At the late tale end of the yuppie nightmare "me, me, me" 80s, Danny DeVito did yet another movie involving himself and money scams. The thought seemed to be to target the Wall Street mindset with a sort of comedy that delved into economics, corporate takeovers and "green mailing." I guess it was supposed to be a 'smart comedy'? Any fool could have seen it as more of a financial disaster, if you ask me.
Danny DeVito is Lawrence Garfield, a business tycoon ready to take down any corporation that gets in his way. This time, it's the New England wire and cable company owned by Andrew Jorgenson (Gregory Peck). Kate Sullivan (Penelope Ann Miller), daughter of Jorgenson's wife (Piper Laurie), steps in as lawyer to play the money game against Lawrence to save her stepfather's business. So begins a love/hate relationship between the short, fat, bald filthy mouthed business tycoon and the smart, sassy, pretty, tall and leggy lawyer (including dirty flirtations between the two that might make you gag on your popcorn). And it's all done with a shortage of laughs, and a weak attempt to educate viewers on the workings of the business world.

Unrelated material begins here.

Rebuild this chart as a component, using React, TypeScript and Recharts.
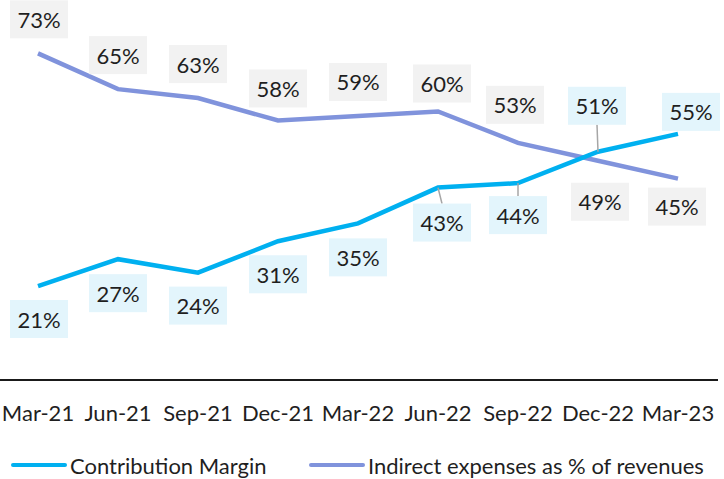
import { LineChart, Line, XAxis, YAxis, Legend } from 'recharts'

const quarters = ['Mar-21', 'Jun-21', 'Sep-21', 'Dec-21', 'Mar-22', 'Jun-22', 'Sep-22', 'Dec-22', 'Mar-23']
const contributionMargin = [21, 27, 24, 31, 35, 43, 44, 51, 55]
const indirectExpenses = [73, 65, 63, 58, 59, 60, 53, 49, 45]

// label box placement relative to each point: [dx, dy, leader line?]
const cmLabelPos: Array<[number, number, boolean]> = [
  [1, 33], [0, 34], [0, 33], [0, 33], [0, 34], [4, 35, true], [0, 32, true], [-1, -46, true], [13, -22],
].map((p) => [p[0], p[1], Boolean(p[2])] as [number, number, boolean])
const ieLabelPos: Array<[number, number, boolean]> = [
  [1, -34], [0, -34], [0, -34], [0, -32], [0, -34], [4, -28], [-3, -38], [2, 41], [-1, 28],
].map((p) => [p[0], p[1], false] as [number, number, boolean])

const data = quarters.map((q, i) => ({
  quarter: q,
  cm: contributionMargin[i],
  ie: indirectExpenses[i],
}))

const CYAN = '#00b0f0'
const PERIWINKLE = '#8093dc'
const TEXT = '#1f1f1f'
const FONT = 'Lato, sans-serif'

function makeLabel(pos: Array<[number, number, boolean]>, fill: string) {
  return (props: any) => {
    const { x, y, index, value } = props
    const [dx, dy, leader] = pos[index]
    const cx = x + dx
    const cy = y + dy
    const edge = dy > 0 ? cy - 19 : cy + 19
    return (
      <g>
        {leader && <line x1={x} y1={y} x2={cx} y2={edge} stroke="#a6a6a6" strokeWidth={1.5} />}
        <rect x={cx - 29} y={cy - 19} width={58} height={38} fill={fill} />
        <text
          x={cx}
          y={cy}
          textAnchor="middle"
          dominantBaseline="central"
          fill={TEXT}
          fontSize={22}
          fontFamily={FONT}
        >
          {value}%
        </text>
      </g>
    )
  }
}

function LegendContent() {
  const item = (left: number, color: string, label: string) => (
    <div style={{ position: 'absolute', left, top: 0, height: 36, display: 'flex', alignItems: 'center' }}>
      <span style={{ display: 'inline-block', width: 56, height: 4, borderRadius: 2, background: color, marginRight: 3 }} />
      <span style={{ fontFamily: FONT, fontSize: 22, color: TEXT, whiteSpace: 'nowrap' }}>{label}</span>
    </div>
  )
  return (
    <div style={{ position: 'relative', height: 36, marginTop: 4 }}>
      {item(11, CYAN, 'Contribution Margin')}
      {item(309, PERIWINKLE, 'Indirect expenses as % of revenues')}
    </div>
  )
}

export default function App() {
  return (
    <div style={{ position: 'absolute', left: 0, top: 0, width: 724, height: 479, background: '#fff' }}>
      <LineChart width={724} height={479} data={data} margin={{ top: 22, right: 6, bottom: 0, left: -2 }}>
        <XAxis
          dataKey="quarter"
          axisLine={{ stroke: '#1a1a1a', strokeWidth: 2 }}
          tickLine={false}
          tickMargin={19}
          height={63}
          interval={0}
          padding={{ left: 40, right: 40 }}
          tick={{ fill: TEXT, fontSize: 22, fontFamily: FONT }}
        />
        <YAxis hide domain={[0, 80]} />
        <Legend
          verticalAlign="bottom"
          height={36}
          wrapperStyle={{ left: 0, width: 724 }}
          content={<LegendContent />}
        />
        <Line
          dataKey="ie"
          stroke={PERIWINKLE}
          strokeWidth={4.5}
          dot={false}
          activeDot={false}
          isAnimationActive={false}
          label={makeLabel(ieLabelPos, '#f2f2f2')}
        />
        <Line
          dataKey="cm"
          stroke={CYAN}
          strokeWidth={4.5}
          dot={false}
          activeDot={false}
          isAnimationActive={false}
          label={makeLabel(cmLabelPos, '#e3f5fc')}
        />
      </LineChart>
    </div>
  )
}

I worked in a video store in the DeVito hey day. I saw and enjoyed all of his movies, because, he's Danny DeVito, and he's a character. Yet, when I set out to review this film, I couldn't remember a thing about it. Now I know why. The performances are okay, but Danny DeVito's definitely in a rut, playing a character that can pretty much be traced back to his days on Taxi. There is this whole great cast of people who don't really do much as they battle their way to the final anti-climactic climax. And dare I mention the "only in Hollywood" aspect of DeVito with Penelope Ann Miller? Give me a break. And give me back the 2 hours I wasted on this film…apparently twice, although I can't remember the first time.
The film is presented in its original 1:85:1 aspect ratio, anamorphic. While the print is noticeably covered in dust and hairs throughout, its still a nice transfer. Color levels are excellent, darks are excellent, and the two work together to create nice contrast and depth. Edges are sharp and crisp. There's a hint of grain, but it's really minor.
The 2.0 surround offers a central rear speaker, but the sound rests mainly in the center front speaker. The audio tends to be hollow and bland, with no dynamic range. Bass is pretty much non-existent. There is an occasionally glimmer of surround.
There are 23 chapter breaks, English or French audio tracks, English, French or Spanish subtitles, and the original theatrical trailer.
Other People's Money succeeds nowhere. It's not a funny comedy, it's not a good vehicle for Danny DeVito, and it doesn't make any impression with its comments on corporate corruption. It just suggests to short fat, bald rich guys that they may stand a chance with a woman otherwise out of their league.